> **Exercise directions**: Below are entries; repeat exactly, and nothing else, the lines from the one holding "Output the Python" through the one holding "plt.rcParams['font.family'] = ['Lato', 'DejaVu", inclusive. Leave the pictures out.

Records for this exercise start

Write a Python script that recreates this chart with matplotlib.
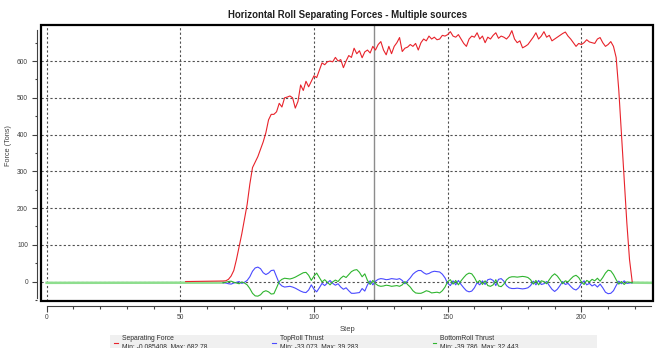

Records for this exercise end
Records for this exercise start

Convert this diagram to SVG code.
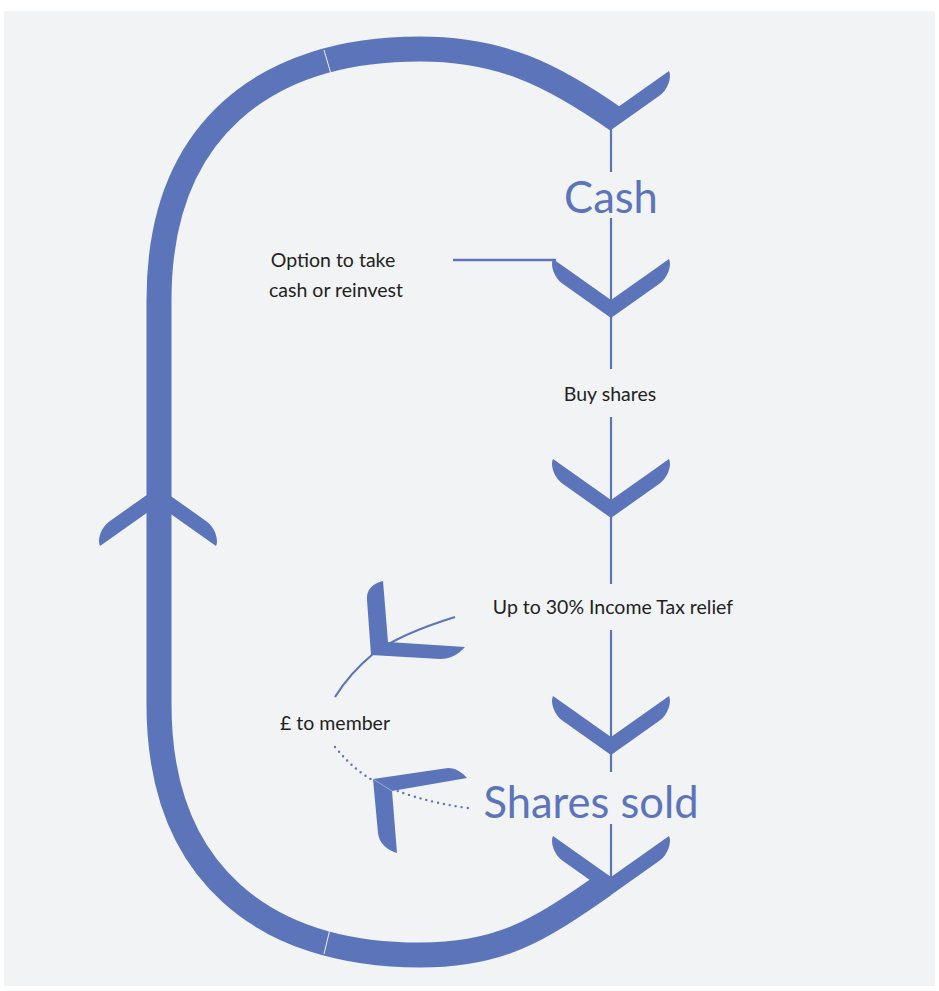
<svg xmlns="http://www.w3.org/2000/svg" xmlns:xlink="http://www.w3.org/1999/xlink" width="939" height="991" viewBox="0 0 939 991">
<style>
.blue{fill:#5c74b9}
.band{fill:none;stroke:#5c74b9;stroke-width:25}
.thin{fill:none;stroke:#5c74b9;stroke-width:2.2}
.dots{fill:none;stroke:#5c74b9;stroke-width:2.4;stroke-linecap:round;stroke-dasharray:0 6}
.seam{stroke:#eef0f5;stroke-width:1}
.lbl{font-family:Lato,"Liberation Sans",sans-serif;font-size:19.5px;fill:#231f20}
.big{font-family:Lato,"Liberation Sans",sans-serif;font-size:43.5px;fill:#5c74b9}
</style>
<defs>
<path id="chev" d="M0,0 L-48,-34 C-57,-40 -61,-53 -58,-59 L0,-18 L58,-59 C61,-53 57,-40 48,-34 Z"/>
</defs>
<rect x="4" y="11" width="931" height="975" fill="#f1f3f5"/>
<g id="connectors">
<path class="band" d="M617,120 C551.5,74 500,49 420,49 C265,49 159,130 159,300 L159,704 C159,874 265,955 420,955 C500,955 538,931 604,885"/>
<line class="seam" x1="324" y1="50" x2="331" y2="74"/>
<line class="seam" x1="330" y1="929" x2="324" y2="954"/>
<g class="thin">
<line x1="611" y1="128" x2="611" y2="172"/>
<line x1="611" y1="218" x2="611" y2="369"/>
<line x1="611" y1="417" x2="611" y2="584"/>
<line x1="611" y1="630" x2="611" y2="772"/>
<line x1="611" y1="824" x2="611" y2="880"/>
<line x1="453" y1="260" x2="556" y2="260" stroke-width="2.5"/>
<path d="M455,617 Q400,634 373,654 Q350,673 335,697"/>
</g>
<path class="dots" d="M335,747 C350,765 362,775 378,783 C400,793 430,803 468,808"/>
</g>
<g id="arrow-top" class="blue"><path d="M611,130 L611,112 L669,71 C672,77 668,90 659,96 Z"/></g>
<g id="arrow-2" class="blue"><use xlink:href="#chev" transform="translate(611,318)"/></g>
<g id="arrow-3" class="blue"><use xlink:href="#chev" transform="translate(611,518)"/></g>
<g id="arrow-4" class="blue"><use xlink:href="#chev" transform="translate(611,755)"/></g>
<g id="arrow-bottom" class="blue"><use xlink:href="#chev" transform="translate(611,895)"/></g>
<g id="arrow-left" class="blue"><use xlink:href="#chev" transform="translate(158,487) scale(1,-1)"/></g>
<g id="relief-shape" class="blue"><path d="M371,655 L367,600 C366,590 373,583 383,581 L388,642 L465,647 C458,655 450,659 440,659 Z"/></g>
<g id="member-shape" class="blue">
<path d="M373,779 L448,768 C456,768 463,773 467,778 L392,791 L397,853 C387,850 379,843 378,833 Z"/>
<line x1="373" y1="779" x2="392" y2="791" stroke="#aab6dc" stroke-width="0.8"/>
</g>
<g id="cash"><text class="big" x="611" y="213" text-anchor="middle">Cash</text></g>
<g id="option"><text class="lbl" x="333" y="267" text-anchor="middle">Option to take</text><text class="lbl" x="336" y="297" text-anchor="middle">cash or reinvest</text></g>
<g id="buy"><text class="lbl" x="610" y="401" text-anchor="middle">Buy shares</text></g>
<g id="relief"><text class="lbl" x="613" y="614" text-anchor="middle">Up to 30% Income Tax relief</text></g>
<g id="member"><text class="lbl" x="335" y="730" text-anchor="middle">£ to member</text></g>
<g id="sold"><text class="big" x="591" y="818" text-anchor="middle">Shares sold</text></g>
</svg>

Records for this exercise end
Records for this exercise start

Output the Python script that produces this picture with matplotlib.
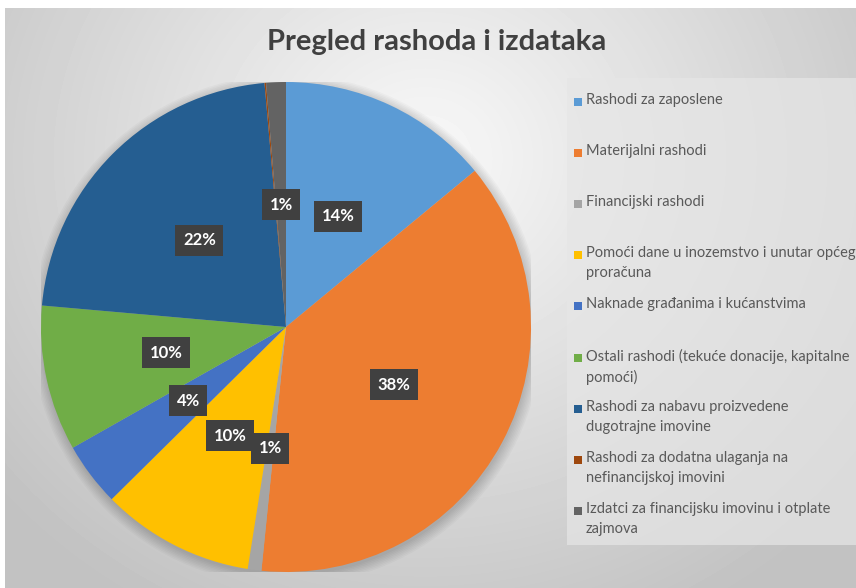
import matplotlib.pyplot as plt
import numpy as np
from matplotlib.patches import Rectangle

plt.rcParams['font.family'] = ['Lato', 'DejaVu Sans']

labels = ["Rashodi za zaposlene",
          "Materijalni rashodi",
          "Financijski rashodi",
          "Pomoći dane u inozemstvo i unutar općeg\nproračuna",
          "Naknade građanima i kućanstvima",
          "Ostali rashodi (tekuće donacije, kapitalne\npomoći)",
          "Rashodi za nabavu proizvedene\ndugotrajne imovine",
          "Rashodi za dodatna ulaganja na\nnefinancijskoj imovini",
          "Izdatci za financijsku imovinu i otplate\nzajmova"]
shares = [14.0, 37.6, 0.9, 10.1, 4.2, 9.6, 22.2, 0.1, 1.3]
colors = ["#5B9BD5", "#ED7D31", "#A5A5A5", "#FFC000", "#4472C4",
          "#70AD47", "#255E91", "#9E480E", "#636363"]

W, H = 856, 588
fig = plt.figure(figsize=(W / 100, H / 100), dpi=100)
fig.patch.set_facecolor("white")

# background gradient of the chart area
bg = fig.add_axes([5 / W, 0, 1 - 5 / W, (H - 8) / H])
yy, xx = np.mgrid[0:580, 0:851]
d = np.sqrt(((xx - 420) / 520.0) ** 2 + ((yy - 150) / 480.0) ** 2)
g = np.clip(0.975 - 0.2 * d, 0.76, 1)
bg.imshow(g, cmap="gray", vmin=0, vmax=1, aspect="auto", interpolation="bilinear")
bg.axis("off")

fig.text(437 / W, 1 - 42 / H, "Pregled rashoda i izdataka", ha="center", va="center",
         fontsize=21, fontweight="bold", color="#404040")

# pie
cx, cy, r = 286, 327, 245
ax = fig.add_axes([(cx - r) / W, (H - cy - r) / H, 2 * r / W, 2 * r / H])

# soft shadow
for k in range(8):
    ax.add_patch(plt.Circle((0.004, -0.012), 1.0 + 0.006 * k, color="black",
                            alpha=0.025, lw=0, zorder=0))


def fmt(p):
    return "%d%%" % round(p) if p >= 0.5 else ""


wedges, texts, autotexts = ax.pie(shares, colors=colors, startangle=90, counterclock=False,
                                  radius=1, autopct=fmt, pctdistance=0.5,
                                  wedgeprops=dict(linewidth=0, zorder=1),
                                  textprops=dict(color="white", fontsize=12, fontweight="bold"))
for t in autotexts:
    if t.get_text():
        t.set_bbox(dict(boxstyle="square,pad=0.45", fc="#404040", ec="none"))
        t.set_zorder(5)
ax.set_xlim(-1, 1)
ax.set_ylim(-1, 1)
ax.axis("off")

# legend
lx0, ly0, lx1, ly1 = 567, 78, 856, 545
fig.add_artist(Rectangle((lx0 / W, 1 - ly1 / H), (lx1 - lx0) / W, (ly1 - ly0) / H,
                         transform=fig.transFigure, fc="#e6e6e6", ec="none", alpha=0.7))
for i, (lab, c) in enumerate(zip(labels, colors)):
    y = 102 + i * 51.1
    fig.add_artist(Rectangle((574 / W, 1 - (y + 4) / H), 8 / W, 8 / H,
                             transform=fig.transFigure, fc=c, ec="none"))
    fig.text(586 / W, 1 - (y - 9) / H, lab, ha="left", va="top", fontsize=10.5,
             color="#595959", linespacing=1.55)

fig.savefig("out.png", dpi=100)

Records for this exercise end

> **The reply**:
Output the Python script that produces this picture with matplotlib.
import matplotlib.pyplot as plt
import numpy as np
from matplotlib.patches import Rectangle

plt.rcParams['font.family'] = ['Lato', 'DejaVu Sans']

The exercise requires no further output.